Ongoing transfer sagas over players like Naby Keita and Virgil van Dijk further indicates the image Liverpool have created in the past few seasons thanks to players like Coutinho and a manager like Jurgen Klopp. Van Dijk, who has reportedly set his heart on a move to Anfield, just this week filed a formal request for transfer and issued a statement in which he laid out his personal goals.

“I am incredibly ambitious and want to achieve as much as I possibly can to fulfil my potential in what is a very short career as a professional footballer,” van Dijk said in the statement issued through his management firm. “I want to play European football again and challenge for major honours and, as such, I would like Southampton to consider the interest in me from top clubs should it still exist.”

While he doesn’t mention Liverpool by name in the statement, van Dijk’s sentiments are encouraging for supporters like me. This statement proves to me that Liverpool have rekindled the belief amongst players that Anfield is a special ground with a side that can achieve special things. Selling Coutinho, at any price, threatens to undo all the progress Liverpool have made in building up this image since our heartbreak in 2014.

If Liverpool’s true ambition is silverware in competitions of the highest order, a player like Coutinho is an invaluable asset, both in terms of his ability on the pitch and the message his presence sends to other players: if a player as good as Coutinho believes in Liverpool and what the Reds can accomplish, they must be a serious side with serious ambitions. Thus Liverpool becomes a destination for players to achieve their goals, and not a place to stop along the journey.

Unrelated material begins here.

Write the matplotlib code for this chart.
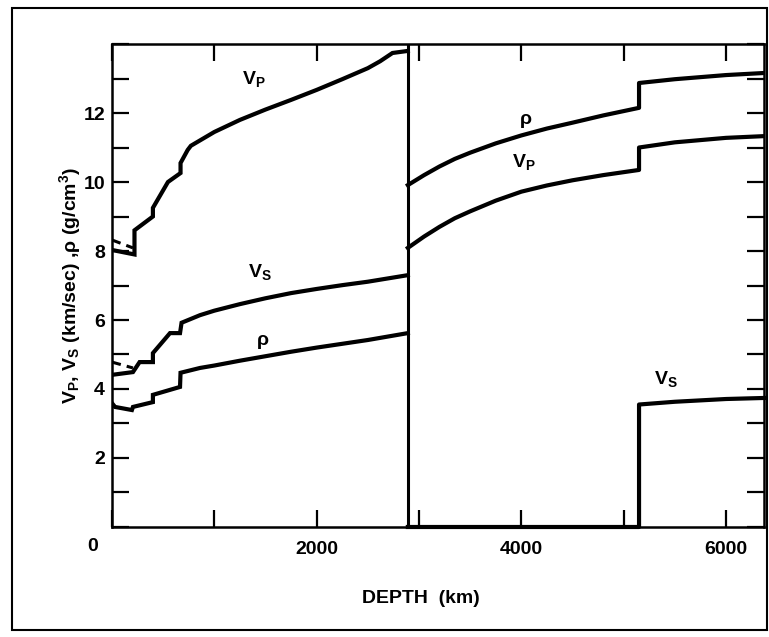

I’m not having a go at Phil. He’s a top player who deserves to play top football, and while Liverpool can offer him Champions’ League football this season, the Premiership remains the most difficult league in Europe. Barcelona have an attractive brand, attractive football and attractive prospects in a domestic league that offers little by way of a challenge outside the city of Madrid. It’s fitting a player of Phil’s calibre who is coming into his prime – and at 25 Coutinho is nearing the peak of his powers – would want to surround himself with the best in the game. That he wants to play for Barcelona is natural. That he wants to leave now is natural.

But the consequences of selling Coutinho, especially this summer, would be dire for the club and for Klopp’s ambitions. He would lose his best player, making achieving success in a four-fronted campaign – with the league, two cups and European competitions looming large – nigh on impossible without signing new players in what little remains of a transfer window that can only be described as chaotic. Worse still, Liverpool’s recent reputation as a club that sells on its best players would again hang over the dressing room. Selling Coutinho would pave the way for other top players like Mané or Firmino to force through moves away from the club next summer if this season is a flop. Selling Coutinho would make it easier for other top players to snub Anfield for the likes of the Etihad, Old Trafford, Stamford Bridge or the Emirates, as Alexis Sanchez did in 2014, in the immediate aftermath of the Suarez transfer.

Liverpool aren’t a one-man club. Coutinho’s presence doesn’t make or break Liverpool’s chances of success this season. But his departure would trigger a ripple affect that could hamper the club’s prospects for several seasons. And it would once again make it painfully clear to the football world that Liverpool still isn’t the place to achieve glory: it’s just a place you stop along on your way to Spain. And that could set the club, the manager and the players back another five years in the hunt to bring silverware to the fans at Anfield.